Items:
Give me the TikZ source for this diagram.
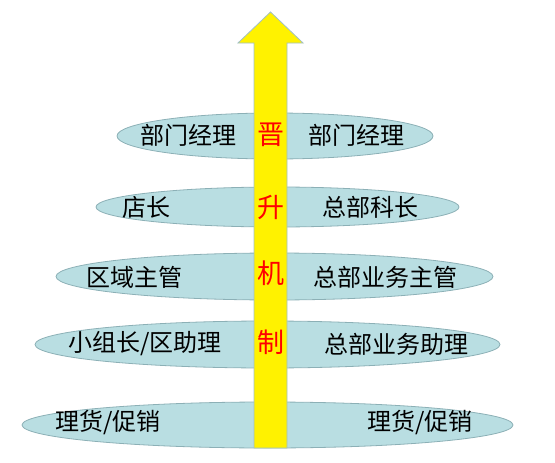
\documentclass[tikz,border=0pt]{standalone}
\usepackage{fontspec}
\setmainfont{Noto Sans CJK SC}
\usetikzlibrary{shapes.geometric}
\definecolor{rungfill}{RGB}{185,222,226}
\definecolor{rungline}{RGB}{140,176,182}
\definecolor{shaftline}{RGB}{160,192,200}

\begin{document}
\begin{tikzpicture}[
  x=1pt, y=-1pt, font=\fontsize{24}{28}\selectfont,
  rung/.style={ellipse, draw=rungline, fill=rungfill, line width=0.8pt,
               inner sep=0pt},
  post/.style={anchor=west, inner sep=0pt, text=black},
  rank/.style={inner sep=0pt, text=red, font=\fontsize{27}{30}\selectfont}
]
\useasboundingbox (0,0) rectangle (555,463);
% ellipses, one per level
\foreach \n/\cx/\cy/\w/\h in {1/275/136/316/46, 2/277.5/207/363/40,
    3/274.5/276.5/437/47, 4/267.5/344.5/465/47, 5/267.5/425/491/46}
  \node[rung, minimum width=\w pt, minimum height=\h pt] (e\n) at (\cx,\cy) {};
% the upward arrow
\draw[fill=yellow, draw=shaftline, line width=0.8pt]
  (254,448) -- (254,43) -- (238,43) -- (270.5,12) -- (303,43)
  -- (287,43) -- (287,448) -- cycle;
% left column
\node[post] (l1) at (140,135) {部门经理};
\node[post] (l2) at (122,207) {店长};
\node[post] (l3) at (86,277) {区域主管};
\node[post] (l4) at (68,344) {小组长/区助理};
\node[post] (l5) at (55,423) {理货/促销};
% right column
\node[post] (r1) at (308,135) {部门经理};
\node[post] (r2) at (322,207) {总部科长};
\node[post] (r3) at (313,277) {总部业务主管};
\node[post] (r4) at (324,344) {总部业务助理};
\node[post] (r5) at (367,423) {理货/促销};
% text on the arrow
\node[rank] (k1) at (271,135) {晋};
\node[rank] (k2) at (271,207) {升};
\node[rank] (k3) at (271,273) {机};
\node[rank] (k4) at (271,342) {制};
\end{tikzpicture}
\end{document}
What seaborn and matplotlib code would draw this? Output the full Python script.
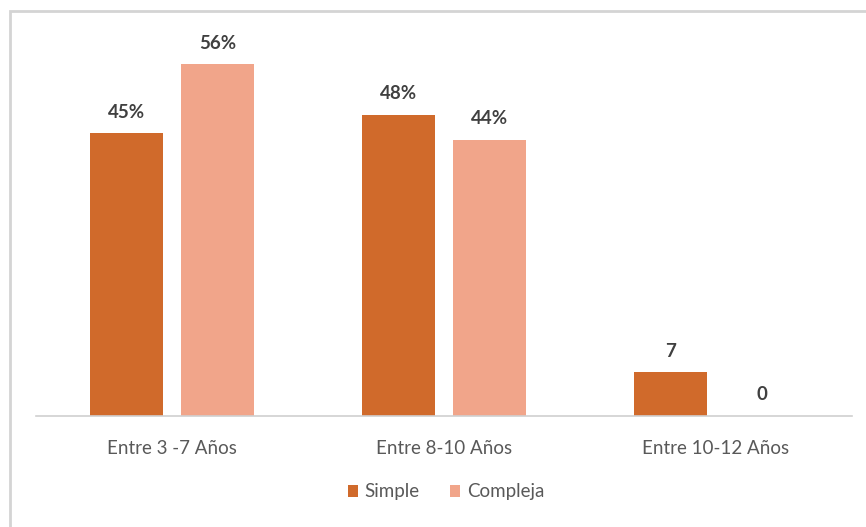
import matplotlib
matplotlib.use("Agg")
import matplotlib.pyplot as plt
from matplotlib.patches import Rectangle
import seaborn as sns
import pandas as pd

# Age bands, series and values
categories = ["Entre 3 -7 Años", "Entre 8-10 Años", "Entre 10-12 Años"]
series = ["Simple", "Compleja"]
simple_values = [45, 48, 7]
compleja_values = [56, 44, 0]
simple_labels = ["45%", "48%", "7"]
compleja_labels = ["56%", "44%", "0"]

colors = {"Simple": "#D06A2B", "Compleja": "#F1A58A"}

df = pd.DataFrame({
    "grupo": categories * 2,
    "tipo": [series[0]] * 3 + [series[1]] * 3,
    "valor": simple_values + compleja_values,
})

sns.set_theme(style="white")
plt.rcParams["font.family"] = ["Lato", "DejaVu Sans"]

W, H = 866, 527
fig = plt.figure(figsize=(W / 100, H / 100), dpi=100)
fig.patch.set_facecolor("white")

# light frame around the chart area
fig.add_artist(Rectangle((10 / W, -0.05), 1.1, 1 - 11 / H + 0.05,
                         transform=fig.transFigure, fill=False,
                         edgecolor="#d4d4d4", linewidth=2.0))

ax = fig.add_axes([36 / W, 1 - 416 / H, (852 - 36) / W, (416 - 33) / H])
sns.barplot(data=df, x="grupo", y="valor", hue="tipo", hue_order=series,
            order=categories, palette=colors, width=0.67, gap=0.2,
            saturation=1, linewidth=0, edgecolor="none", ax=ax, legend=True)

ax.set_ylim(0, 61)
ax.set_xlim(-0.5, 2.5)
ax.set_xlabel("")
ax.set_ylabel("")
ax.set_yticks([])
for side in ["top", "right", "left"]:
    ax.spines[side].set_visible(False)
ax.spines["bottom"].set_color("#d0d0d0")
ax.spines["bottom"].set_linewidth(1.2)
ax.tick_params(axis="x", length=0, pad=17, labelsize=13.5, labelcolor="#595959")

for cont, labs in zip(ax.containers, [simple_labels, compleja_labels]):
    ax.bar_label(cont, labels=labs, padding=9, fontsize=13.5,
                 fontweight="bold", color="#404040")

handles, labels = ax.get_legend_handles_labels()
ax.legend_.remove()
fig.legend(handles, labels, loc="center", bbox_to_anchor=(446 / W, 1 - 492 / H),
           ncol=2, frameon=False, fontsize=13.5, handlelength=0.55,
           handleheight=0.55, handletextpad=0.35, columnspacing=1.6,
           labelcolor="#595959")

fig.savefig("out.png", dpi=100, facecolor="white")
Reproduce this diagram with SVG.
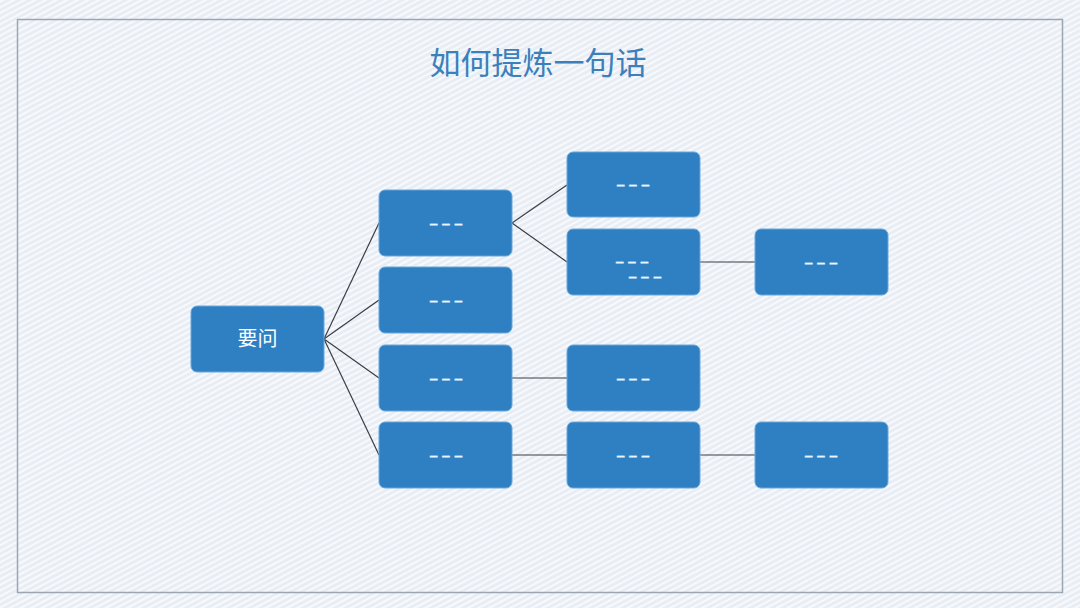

Objective: Exclude the pictures and transcribe all of the entries exactly.

Written answer:
Give me the TikZ source for this diagram.
\documentclass[tikz,border=0pt]{standalone}
\usepackage{fontspec}
\setmainfont{Noto Sans CJK SC}
\usetikzlibrary{shapes.geometric}
\definecolor{rungfill}{RGB}{185,222,226}
\definecolor{rungline}{RGB}{140,176,182}
\definecolor{shaftline}{RGB}{160,192,200}

\begin{document}
\begin{tikzpicture}[
  x=1pt, y=-1pt, font=\fontsize{24}{28}\selectfont,
  rung/.style={ellipse, draw=rungline, fill=rungfill, line width=0.8pt,
               inner sep=0pt},
  post/.style={anchor=west, inner sep=0pt, text=black},
  rank/.style={inner sep=0pt, text=red, font=\fontsize{27}{30}\selectfont}
]
\useasboundingbox (0,0) rectangle (555,463);
% ellipses, one per level
\foreach \n/\cx/\cy/\w/\h in {1/275/136/316/46, 2/277.5/207/363/40,
    3/274.5/276.5/437/47, 4/267.5/344.5/465/47, 5/267.5/425/491/46}
  \node[rung, minimum width=\w pt, minimum height=\h pt] (e\n) at (\cx,\cy) {};
% the upward arrow
\draw[fill=yellow, draw=shaftline, line width=0.8pt]
  (254,448) -- (254,43) -- (238,43) -- (270.5,12) -- (303,43)
  -- (287,43) -- (287,448) -- cycle;
% left column
\node[post] (l1) at (140,135) {部门经理};
\node[post] (l2) at (122,207) {店长};
\node[post] (l3) at (86,277) {区域主管};
\node[post] (l4) at (68,344) {小组长/区助理};
\node[post] (l5) at (55,423) {理货/促销};
% right column
\node[post] (r1) at (308,135) {部门经理};
\node[post] (r2) at (322,207) {总部科长};
\node[post] (r3) at (313,277) {总部业务主管};
\node[post] (r4) at (324,344) {总部业务助理};
\node[post] (r5) at (367,423) {理货/促销};
% text on the arrow
\node[rank] (k1) at (271,135) {晋};
\node[rank] (k2) at (271,207) {升};
\node[rank] (k3) at (271,273) {机};
\node[rank] (k4) at (271,342) {制};
\end{tikzpicture}
\end{document}
What seaborn and matplotlib code would draw this? Output the full Python script.
import matplotlib
matplotlib.use("Agg")
import matplotlib.pyplot as plt
from matplotlib.patches import Rectangle
import seaborn as sns
import pandas as pd

# Age bands, series and values
categories = ["Entre 3 -7 Años", "Entre 8-10 Años", "Entre 10-12 Años"]
series = ["Simple", "Compleja"]
simple_values = [45, 48, 7]
compleja_values = [56, 44, 0]
simple_labels = ["45%", "48%", "7"]
compleja_labels = ["56%", "44%", "0"]

colors = {"Simple": "#D06A2B", "Compleja": "#F1A58A"}

df = pd.DataFrame({
    "grupo": categories * 2,
    "tipo": [series[0]] * 3 + [series[1]] * 3,
    "valor": simple_values + compleja_values,
})

sns.set_theme(style="white")
plt.rcParams["font.family"] = ["Lato", "DejaVu Sans"]

W, H = 866, 527
fig = plt.figure(figsize=(W / 100, H / 100), dpi=100)
fig.patch.set_facecolor("white")

# light frame around the chart area
fig.add_artist(Rectangle((10 / W, -0.05), 1.1, 1 - 11 / H + 0.05,
                         transform=fig.transFigure, fill=False,
                         edgecolor="#d4d4d4", linewidth=2.0))

ax = fig.add_axes([36 / W, 1 - 416 / H, (852 - 36) / W, (416 - 33) / H])
sns.barplot(data=df, x="grupo", y="valor", hue="tipo", hue_order=series,
            order=categories, palette=colors, width=0.67, gap=0.2,
            saturation=1, linewidth=0, edgecolor="none", ax=ax, legend=True)

ax.set_ylim(0, 61)
ax.set_xlim(-0.5, 2.5)
ax.set_xlabel("")
ax.set_ylabel("")
ax.set_yticks([])
for side in ["top", "right", "left"]:
    ax.spines[side].set_visible(False)
ax.spines["bottom"].set_color("#d0d0d0")
ax.spines["bottom"].set_linewidth(1.2)
ax.tick_params(axis="x", length=0, pad=17, labelsize=13.5, labelcolor="#595959")

for cont, labs in zip(ax.containers, [simple_labels, compleja_labels]):
    ax.bar_label(cont, labels=labs, padding=9, fontsize=13.5,
                 fontweight="bold", color="#404040")

handles, labels = ax.get_legend_handles_labels()
ax.legend_.remove()
fig.legend(handles, labels, loc="center", bbox_to_anchor=(446 / W, 1 - 492 / H),
           ncol=2, frameon=False, fontsize=13.5, handlelength=0.55,
           handleheight=0.55, handletextpad=0.35, columnspacing=1.6,
           labelcolor="#595959")

fig.savefig("out.png", dpi=100, facecolor="white")
Reproduce this diagram with SVG.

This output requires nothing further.